What remains is to actually picture Sagittarius A*. This is clearly a possibility. As mentioned in the beginning of the article, in April 2019, the Event Horizon Telescope network succeeded in imaging the immediate vicinity of a supermassive black hole located deep inside the galaxy known as Messier 87 (M87), 55 million light years away from the earth, which, as the Royal Swedish Academy of Sciences press note on the Nobel award said, “is a blacker than black eye surrounded by a ring of fire”. The gigantic core of M87 is more than a thousand times heavier than Sagittarius A*.

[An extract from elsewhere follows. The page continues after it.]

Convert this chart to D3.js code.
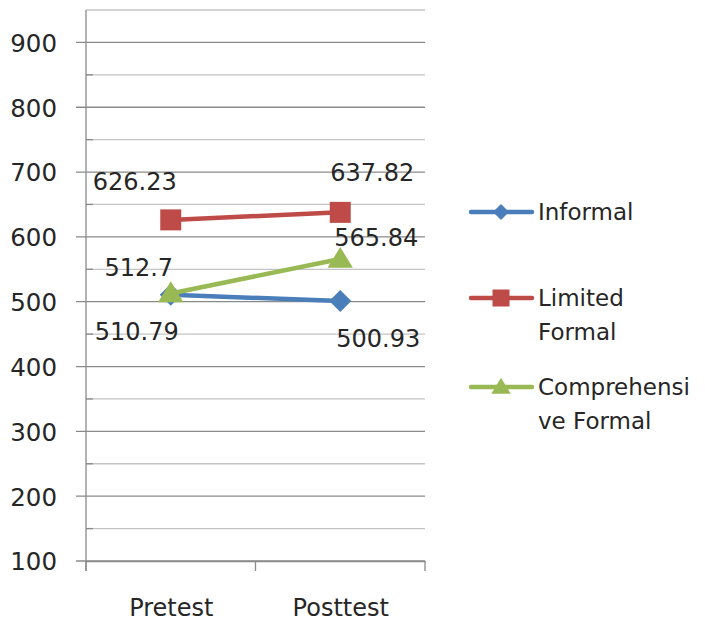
<!DOCTYPE html>
<html>
<head>
<meta charset="utf-8">
<script src="https://cdn.jsdelivr.net/npm/d3@7/dist/d3.min.js"></script>
<style>
  html, body { margin: 0; padding: 0; background: #fff; }
  svg { display: block; }
  text { font-family: "DejaVu Sans", sans-serif; fill: #262626; }
</style>
</head>
<body>
<svg id="chart" width="705" height="625"></svg>
<script>
// Test phases on the x axis
const categories = ["Pretest", "Posttest"];

// Mean scores per group
const informal = [510.79, 500.93];
const limitedFormal = [626.23, 637.82];
const comprehensiveFormal = [512.7, 565.84];

const seriesNames = ["Informal", "Limited Formal", "Comprehensive Formal"];
const legendLines = [["Informal"], ["Limited", "Formal"], ["Comprehensi", "ve Formal"]];
const yTicks = [100, 200, 300, 400, 500, 600, 700, 800, 900];
const yMinorTicks = [150, 250, 350, 450, 550, 650, 750, 850, 950];

const series = [
  { name: seriesNames[0], values: informal, color: "#4a7ebb", shape: "diamond" },
  { name: seriesNames[1], values: limitedFormal, color: "#be4b48", shape: "square" },
  { name: seriesNames[2], values: comprehensiveFormal, color: "#98b954", shape: "triangle" }
];

// Data-label offsets (pixels from the point), one pair per category
const labelOffsets = [
  [[-34, 37], [38, 37]],
  [[-36, -39], [32, -40]],
  [[-32, -26], [36, -22]]
];

const svg = d3.select("#chart");
const plotLeft = 86, plotRight = 425, plotTop = 10, plotBottom = 561;

const y = d3.scaleLinear().domain([100, 950]).range([plotBottom, plotTop]);
const x = d3.scalePoint().domain(categories).range([plotLeft, plotRight]).padding(0.5);

// Minor gridlines
svg.append("g").selectAll("line").data(yMinorTicks).join("line")
  .attr("x1", plotLeft).attr("x2", plotRight)
  .attr("y1", d => y(d)).attr("y2", d => y(d))
  .attr("stroke", "#c4c4c4").attr("stroke-width", 1.3);
// short minor tick marks on the axis
svg.append("g").selectAll("line").data(yMinorTicks.filter(d => d < 950)).join("line")
  .attr("x1", plotLeft).attr("x2", plotLeft + 7)
  .attr("y1", d => y(d)).attr("y2", d => y(d))
  .attr("stroke", "#8a8a8a").attr("stroke-width", 1.3);

// Major gridlines
svg.append("g").selectAll("line").data(yTicks).join("line")
  .attr("x1", plotLeft - 10).attr("x2", plotRight)
  .attr("y1", d => y(d)).attr("y2", d => y(d))
  .attr("stroke", "#8a8a8a").attr("stroke-width", 1.3);

// Y axis
const yAxis = d3.axisLeft(y).tickValues(yTicks).tickSize(0).tickPadding(0);
const gy = svg.append("g").attr("transform", `translate(${plotLeft},0)`).call(yAxis);
gy.select(".domain").remove();
gy.selectAll("text")
  .attr("x", -29)
  .attr("dy", "0.36em")
  .style("font-size", "24.5px")
  .style("font-family", "'DejaVu Sans', sans-serif")
  .attr("fill", "#262626");

svg.append("line")
  .attr("x1", plotLeft).attr("x2", plotLeft)
  .attr("y1", plotTop).attr("y2", plotBottom + 10)
  .attr("stroke", "#8a8a8a").attr("stroke-width", 1.3);

// X axis
const xAxis = d3.axisBottom(x).tickSize(0).tickPadding(0);
const gx = svg.append("g").attr("transform", `translate(0,${plotBottom})`).call(xAxis);
gx.select(".domain").attr("stroke", "#8a8a8a").attr("stroke-width", 1.3);
gx.selectAll("text")
  .attr("y", 46)
  .attr("dy", "0.36em")
  .style("font-size", "24px")
  .style("font-family", "'DejaVu Sans', sans-serif")
  .attr("fill", "#262626");
// tick marks between categories
const bw = x.step();
const boundaries = [plotLeft, plotLeft + bw, plotRight];
svg.append("g").selectAll("line").data(boundaries).join("line")
  .attr("x1", d => d).attr("x2", d => d)
  .attr("y1", plotBottom).attr("y2", plotBottom + 10)
  .attr("stroke", "#8a8a8a").attr("stroke-width", 1.3);

// Marker shapes
function markerPath(shape, s) {
  if (shape === "diamond") return `M0,${-s}L${s},0L0,${s}L${-s},0Z`;
  if (shape === "square") return `M${-s},${-s}H${s}V${s}H${-s}Z`;
  return `M0,${-s * 1.1}L${s * 1.15},${s * 0.8}L${-s * 1.15},${s * 0.8}Z`;
}
const markerSize = { diamond: 11, square: 10.5, triangle: 11 };

const line = d3.line().x((d, i) => x(categories[i])).y(d => y(d));

series.forEach((s, si) => {
  const g = svg.append("g");
  g.append("path").datum(s.values)
    .attr("d", line)
    .attr("fill", "none")
    .attr("stroke", s.color)
    .attr("stroke-width", 4.5)
    .attr("stroke-linecap", "round");
  g.selectAll("path.mk").data(s.values).join("path")
    .attr("class", "mk")
    .attr("transform", (d, i) => `translate(${x(categories[i])},${y(d)})`)
    .attr("d", markerPath(s.shape, markerSize[s.shape]))
    .attr("fill", s.color);
});

// Data labels
series.forEach((s, si) => {
  svg.append("g").selectAll("text").data(s.values).join("text")
    .attr("x", (d, i) => x(categories[i]) + labelOffsets[si][i][0])
    .attr("y", (d, i) => y(d) + labelOffsets[si][i][1])
    .attr("text-anchor", "middle")
    .attr("dy", "0.36em")
    .style("font-size", "24px")
    .text(d => String(d));
});

// Legend
const legendY = [212, 298, 387];
const lg = svg.append("g");
series.forEach((s, si) => {
  const yy = legendY[si];
  lg.append("line")
    .attr("x1", 471).attr("x2", 532)
    .attr("y1", yy).attr("y2", yy)
    .attr("stroke", s.color).attr("stroke-width", 4.5)
    .attr("stroke-linecap", "round");
  lg.append("path")
    .attr("transform", `translate(501,${yy})`)
    .attr("d", markerPath(s.shape, s.shape === "diamond" ? 8 : 8.5))
    .attr("fill", s.color);
  legendLines[si].forEach((t, li) => {
    lg.append("text")
      .attr("x", 538)
      .attr("y", yy + li * 34)
      .attr("dy", "0.36em")
      .style("font-size", "23px")
      .text(t);
  });
});
</script>
</body>
</html>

The first gravitational waves were detected in 2015 using the Laser Interferometer Gravitational-Wave Observatory (LIGO) detector in Louisiana, U.S., for which the research team was awarded the 2017 Nobel Prize. The waves were the result of the collision of two black holes that occurred 1.3 billion years ago. Of course, those black holes were much lighter, weighing only about 36 and 29 solar masses. But like black holes, gravitational waves were detected exactly 100 years after Einstein wrote the equations that predicted their existence.

Story is far from over

But the story is far from over. Penrose showed that in certain scenarios a singularity arises naturally as a consequence of the GTR, but at the singularity, GTR itself ceases to apply because infinite density does not have any physical meaning. Nature perhaps has a way out, and may be a quantum theory of gravity will reveal nature’s working.